Influences of the Indo-Saracenic wave can also be seen in Lutyens’ design for the viceroy’s residence (now Rashtrapati Bhavan) in New Delhi where also a combination of Mogul and European styles was employed – even if somewhat more restrained than many of the examples mentioned above.

Categories: FWD:able, Vadodara Baroda
  1. Dilip
    August 2, 2007 at 1:56 pm

    You had documented,”Damaji’s nephew Pilaji became the founder of the house of Gaekwad.”
    Please note Damaji was son of Pilaji Gaekwad who had conquered Ahmedabad. Palaji went to celebrate the liberation of Ahmedabad at Krishna temple in Dakor where he was killed treachresly by Mugal Subhedar Abhaya Singh.

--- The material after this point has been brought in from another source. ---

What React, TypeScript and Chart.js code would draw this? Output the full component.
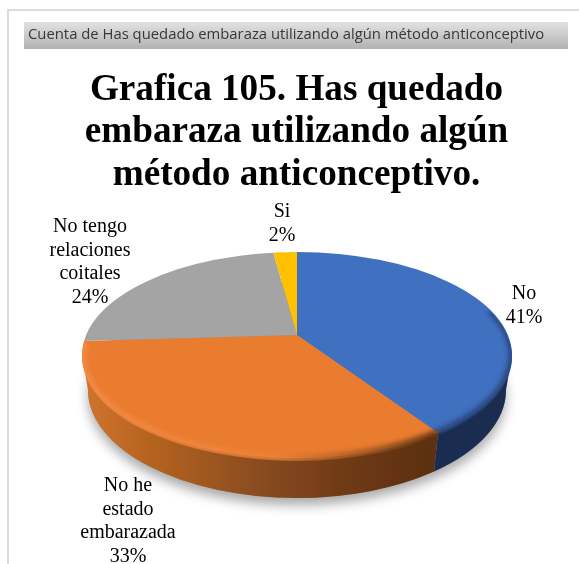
import React, { useEffect, useRef } from "react";
import { Chart, registerables } from "chart.js";

Chart.register(...registerables);

const categories = ["No", "No he estado embarazada", "No tengo relaciones coitales", "Si"];
const percentages = [41, 33, 24, 2];
const labelLines = [["No", "41%"], ["No he", "estado", "embarazada", "33%"], ["No tengo", "relaciones", "coitales", "24%"], ["Si", "2%"]];
const topColors = ["#4070c0", "#ea7c30", "#a4a4a4", "#ffc000"];
const titleLines = ["Grafica 105. Has quedado", "embaraza utilizando algún", "método anticonceptivo."];
const filterCaption = "Cuenta de Has quedado embaraza utilizando algún método anticonceptivo";

// Where the tilted disc sits on the canvas.
const APEX = { x: 297, y: 335 };
const TILT = 0.44;
const TOP_RIM = { cx: 297, cy: 355, rx: 215, ry: 103 };
const BASE_RIM = { cx: 297, cy: 390, rx: 209, ry: 108 };
const LABEL_ANCHORS = [
  { x: 524, y: 294 },
  { x: 128, y: 486 },
  { x: 90, y: 227 },
  { x: 282, y: 212 },
];

// Parametric angle on the top rim hit by a slice edge leaving the apex.
function rimAngle(a: number) {
  const c = Math.cos(a);
  const s = TILT * Math.sin(a);
  const d = TOP_RIM.cy - APEX.y;
  const A = (c * c) / (TOP_RIM.rx * TOP_RIM.rx) + (s * s) / (TOP_RIM.ry * TOP_RIM.ry);
  const B = (-2 * s * d) / (TOP_RIM.ry * TOP_RIM.ry);
  const C = (d * d) / (TOP_RIM.ry * TOP_RIM.ry) - 1;
  const t = (-B + Math.sqrt(B * B - 4 * A * C)) / (2 * A);
  return Math.atan2((t * s - d) / TOP_RIM.ry, (t * c) / TOP_RIM.rx);
}

function wallPath(ctx: CanvasRenderingContext2D, from: number, to: number) {
  ctx.beginPath();
  ctx.ellipse(TOP_RIM.cx, TOP_RIM.cy, TOP_RIM.rx, TOP_RIM.ry, 0, from, to, false);
  ctx.ellipse(BASE_RIM.cx, BASE_RIM.cy, BASE_RIM.rx, BASE_RIM.ry, 0, to, from, true);
  ctx.closePath();
}

const rimSpan = (meta: any, i: number): [number, number] => {
  const arc = meta.data[i];
  let a = rimAngle(arc.startAngle);
  let b = rimAngle(arc.endAngle);
  if (a < -Math.PI / 2) a += Math.PI * 2;
  if (b < -Math.PI / 2) b += Math.PI * 2;
  return [a, b];
};

const frontSpan = (meta: any, i: number): [number, number] | null => {
  const [a, b] = rimSpan(meta, i);
  const from = Math.max(a, 0);
  const to = Math.min(b, Math.PI);
  return to > from ? [from, to] : null;
};

const disc3d = {
  id: "disc3d",
  beforeDraw(chart: any) {
    const ctx: CanvasRenderingContext2D = chart.ctx;
    ctx.save();
    ctx.fillStyle = "#ffffff";
    ctx.fillRect(0, 0, chart.width, chart.height);

    // Panel outline
    ctx.strokeStyle = "#dcdcdc";
    ctx.lineWidth = 2;
    ctx.beginPath();
    ctx.moveTo(8, 564);
    ctx.lineTo(8, 10);
    ctx.lineTo(579, 10);
    ctx.stroke();

    // Field caption bar
    const bar = ctx.createLinearGradient(0, 22, 0, 49);
    bar.addColorStop(0, "#e2e2e2");
    bar.addColorStop(1, "#b2b2b2");
    ctx.fillStyle = bar;
    ctx.fillRect(24, 22, 544, 27);
    ctx.fillStyle = "#383838";
    ctx.font = "14.84px 'Open Sans'";
    ctx.textBaseline = "middle";
    ctx.textAlign = "left";
    ctx.fillText(filterCaption, 28, 35);
    ctx.restore();
  },
  beforeDatasetsDraw(chart: any) {
    const ctx: CanvasRenderingContext2D = chart.ctx;
    const meta = chart.getDatasetMeta(0);
    ctx.save();

    // Soft shadow under the base
    ctx.save();
    ctx.shadowColor = "rgba(0,0,0,0.34)";
    ctx.shadowBlur = 12;
    ctx.shadowOffsetY = 7;
    ctx.fillStyle = "#8a8a8a";
    ctx.beginPath();
    ctx.ellipse(BASE_RIM.cx, BASE_RIM.cy, BASE_RIM.rx, BASE_RIM.ry, 0, 0, Math.PI * 2);
    ctx.fill();
    ctx.restore();

    // Side wall of the two front slices
    const blueSpan = frontSpan(meta, 0);
    const orangeSpan = frontSpan(meta, 1);
    if (blueSpan) {
      ctx.fillStyle = "#1a2d50";
      wallPath(ctx, blueSpan[0], blueSpan[1]);
      ctx.fill();
    }
    if (orangeSpan) {
      const g = ctx.createLinearGradient(85, 0, 430, 0);
      g.addColorStop(0, "#d0742e");
      g.addColorStop(0.2, "#b4621f");
      g.addColorStop(0.5, "#8a4c20");
      g.addColorStop(0.75, "#703a16");
      g.addColorStop(1, "#5c3010");
      ctx.fillStyle = g;
      wallPath(ctx, orangeSpan[0], orangeSpan[1]);
      ctx.fill();
    }

    // Top face: the arcs are stretched from the apex and cut at the rim
    ctx.beginPath();
    ctx.ellipse(TOP_RIM.cx, TOP_RIM.cy, TOP_RIM.rx, TOP_RIM.ry, 0, 0, Math.PI * 2);
    ctx.clip();
    const first = meta.data[0];
    ctx.translate(APEX.x, APEX.y);
    ctx.scale(1, TILT);
    ctx.translate(-first.x, -first.y);
  },
  afterDatasetsDraw(chart: any) {
    const ctx: CanvasRenderingContext2D = chart.ctx;
    const meta = chart.getDatasetMeta(0);
    ctx.restore();

    // Bevel along the rim
    const bevel = (from: number, to: number, paint: string | CanvasGradient, width: number) => {
      ctx.save();
      ctx.beginPath();
      ctx.ellipse(TOP_RIM.cx, TOP_RIM.cy + 2, TOP_RIM.rx, TOP_RIM.ry + 1, 0, 0, Math.PI * 2);
      ctx.clip();
      ctx.filter = "blur(2.5px)";
      ctx.strokeStyle = paint;
      ctx.lineWidth = width;
      ctx.beginPath();
      ctx.ellipse(TOP_RIM.cx, TOP_RIM.cy, TOP_RIM.rx, TOP_RIM.ry, 0, from, to);
      ctx.stroke();
      ctx.restore();
    };
    const blue = rimSpan(meta, 0);
    const orange = rimSpan(meta, 1);
    bevel(-0.45, blue[1], "#28457a", 7);
    const warm = ctx.createLinearGradient(85, 0, 432, 0);
    warm.addColorStop(0, "#f48c45");
    warm.addColorStop(0.55, "#ec8238");
    warm.addColorStop(0.78, "#a95c24");
    warm.addColorStop(1, "#663613");
    bevel(orange[0], orange[1], warm, 7);

    // Value labels
    ctx.save();
    ctx.fillStyle = "#000000";
    ctx.font = "20px 'Liberation Serif'";
    ctx.textAlign = "center";
    ctx.textBaseline = "middle";
    labelLines.forEach((lines, i) => {
      lines.forEach((line, j) => {
        ctx.fillText(line, LABEL_ANCHORS[i].x, LABEL_ANCHORS[i].y + j * 23.6);
      });
    });
    ctx.restore();
  },
};

export default function App() {
  const ref = useRef<HTMLCanvasElement>(null);
  useEffect(() => {
    const chart = new Chart(ref.current!, {
      type: "pie",
      data: {
        labels: categories,
        datasets: [
          {
            data: percentages,
            backgroundColor: topColors,
            borderWidth: 0,
            clip: false,
          } as any,
        ],
      },
      options: {
        animation: false,
        responsive: false,
        radius: 320,
        layout: { padding: { left: 14, top: 69 } },
        plugins: {
          legend: { display: false },
          tooltip: { enabled: false },
          title: {
            display: true,
            text: titleLines,
            color: "#000000",
            font: { family: "'Liberation Serif'", size: 37.2, weight: "bold", lineHeight: 1.145 },
            padding: { top: 0, bottom: 0 },
          },
        },
      } as any,
      plugins: [disc3d],
    });
    return () => chart.destroy();
  }, []);
  return (
    <canvas
      ref={ref}
      width={579}
      height={564}
      style={{ position: "absolute", left: 0, top: 0, display: "block" }}
    />
  );
}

After that Marath King Shoo (Grand son of King Shivaji) appointed Damajirao Gaekwad to rule Baroda on his behalf.

  2. August 2, 2007 at 2:11 pm

    Thank you for taking the time to read my blog, the article in particular and for the correction.

    I shall make the correction in the blog post shortly, with due credit to you.

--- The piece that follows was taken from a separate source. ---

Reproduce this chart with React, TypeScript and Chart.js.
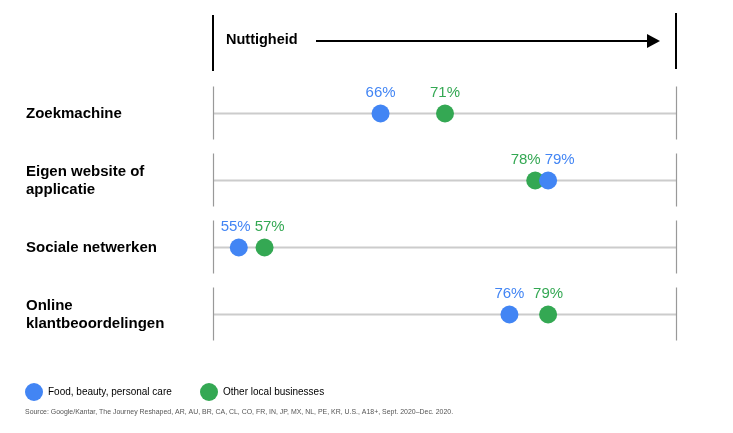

  3. July 22, 2008 at 2:02 pm

    Name Printed Correct
    King Shahu Shoo Shahu
    Source: For Additional Details Read Chapter: XIV, Page 319 on Damaji
    Gaekwad in Gujarat (1749-1759) and other pages.
    The book also writes on:
    Damajirao Gaekwad’s participation in the third Panipat
    War of 1761 when he led the Maratha cavalry of 2500 against Afghan
    invader Ahmed Shah Abdali’a army. The Peshwa’s stupid policy of
    recruiting the Afghans in the cavalry caused great harm to the
    leadership of Damajirao Gaekwad!
    These Afghans sided with Abdali! Damajirao had suffered some wounds
    in this war and upon the end of war he returned to Baroda. Damajirao
    had died on August 18, 1768 since he was in declining health after the
    end of Panipat war of 1761. It is unfortunate that the Gujarat P.W.D.
    Department had removed the Damajirao ‘Dharmashala’ which was
    dedicated in the honor of Damajirao’s great service to the Bharat &

    Title : New History of the Marathas; Volume II, Published: 1958
    Author : G.S. Sardesai
    Pub BY: S.B. Dhawale for Phoenix Publications, Chira Bazar, Bombay 2.

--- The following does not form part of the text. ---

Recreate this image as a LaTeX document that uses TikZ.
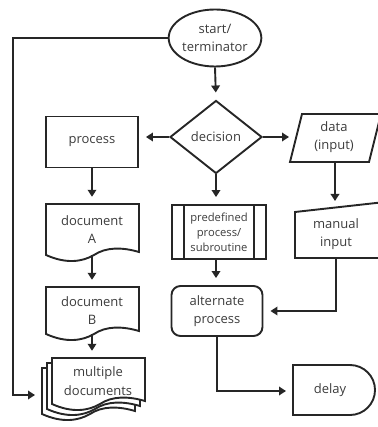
\documentclass[tikz,border=0pt]{standalone}
\usepackage{fontspec}
\setmainfont{Open Sans}
\usetikzlibrary{shapes.geometric,arrows.meta,calc}
\definecolor{lc}{HTML}{262626}
\definecolor{tc}{HTML}{3C3C3C}
\begin{document}
\begin{tikzpicture}[x=1pt,y=-1pt,
  ln/.style={line width=1.9pt, draw=lc, line join=miter},
  arr/.style={ln, -{Triangle[length=7pt,width=8.5pt]}, shorten >=7pt},
  txt/.style={text=tc, font=\fontsize{13}{18.5}\selectfont, align=center, inner sep=0pt},
  smalltxt/.style={text=tc, font=\fontsize{11.2}{15}\selectfont, align=center, inner sep=0pt},
  pics/docshape/.style={code={
    \draw[ln, fill=white] (0,0) -- (0,#1)
      .. controls (20,#1+9) and (36,#1+7) .. (48,#1)
      .. controls (60,#1-8) and (76,#1-8) .. (93,#1-3) -- (93,0) -- cycle;
  }}]
\useasboundingbox (0,0) rectangle (377,427);

% shapes
\node[ellipse, ln, minimum width=86pt, minimum height=57pt, txt] (start) at (215,38) {start/\\terminator};
\node[diamond, ln, minimum width=92pt, minimum height=73pt, txt] (dec) at (216,137) {decision};
\node[rectangle, ln, minimum width=92pt, minimum height=51pt, txt] (proc) at (92,142) {process};

% data (input)
\draw[ln] (290,162) -- (302,114) -- (381,114) -- (369,162) -- cycle;
\node[txt] (data) at (334,137) {data\\(input)};
\coordinate (dataW) at (296,137);
\coordinate (dataS) at (335,162);

% documents
\pic at (46,204) {docshape=51};
\node[txt, minimum width=92pt, minimum height=51pt] (docA) at (92,229.5) {document\\A};
\pic at (46,287) {docshape=47};
\node[txt, minimum width=92pt, minimum height=47pt] (docB) at (92,310.5) {document\\B};

% multiple documents
\pic at (42,368) {docshape=46};
\pic at (47,363) {docshape=46};
\pic at (52,358) {docshape=46};
\node[txt, minimum width=92pt, minimum height=46pt] (multi) at (98,381) {multiple\\documents};
\coordinate (multiW) at (42,395);
\coordinate (loopC) at (13,395);

% predefined process
\node[rectangle, ln, minimum width=94pt, minimum height=54pt, smalltxt] (pre) at (219,232) {predefined\\process/\\subroutine};
\draw[ln] ($(pre.north west)+(13,0)$) -- ($(pre.south west)+(13,0)$);
\draw[ln] ($(pre.north east)+(-13,0)$) -- ($(pre.south east)+(-13,0)$);

% manual input
\draw[ln] (295,212) -- (385,202) -- (385,258) -- (295,258) -- cycle;
\node[txt] (man) at (336,234) {manual\\input};
\coordinate (manN) at (335,208);
\coordinate (manS) at (336,258);

% alternate process
\node[rectangle, ln, rounded corners=9pt, minimum width=91pt, minimum height=50pt, txt] (alt) at (217,311) {alternate\\process};

% delay
\draw[ln] (293,365) -- (350,365) arc[start angle=-90, end angle=90, radius=25] -- (293,415) -- cycle;
\node[txt] (delay) at (330,390) {delay};
\coordinate (delayW) at (293,391);

% connectors
\draw[arr] (start.south) -- (dec.north);
\draw[arr] (start.west) -| (loopC) -- (multiW);
\draw[arr] (dec.west) -- (dec.west -| proc.east);
\draw[arr] (dec.east) -- (dataW);
\draw[arr] (dec.south) -- (dec.south |- pre.north);
\draw[arr] (proc.south) -- (docA.north);
\draw[arr] (docA.south) -- (docB.north);
\draw[arr] (docB.south) -- (docB.south |- multi.north);
\draw[arr] (dataS) -- (manN);
\draw[arr] (pre.south -| dec.south) -- (alt.north -| dec.south);
\draw[arr] (manS) |- (alt.east);
\draw[arr] (alt.south) |- (delayW);
\end{tikzpicture}
\end{document}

  4. October 16, 2008 at 4:03 pm

    Please add:
    (1) Vadodara Museum :
    The famous museum was built in 1894 on the lines of Victoria, Albert and Science Museums of London. ‘Mad’ Mant in association with R.F. Chisholm who refined some of Mant’s finest works to make genuine Indo-Sarcenic architecture designed the Building of this Museum. It preserves a rich collection of art, sculpture, ethnography & ethnology. Several of the paintings are not only original but masterpieces at the picture gallery. It also houses a skeleton of a blue whale and an Egyptian Mummy.
    (2) Nyaya Mandir
    This Temple of justice, is a magnificent and massive building built in Mixed Indo- Sarcenic and European style by Maharaja Sayaji Rao III. It is two storied with large courts and a fine central hall decorated with mosaic works. A beautiful marble statue of Chimnbhai, the first queen of Sayaji Rao III adorns the hall. The building is used at present as District court.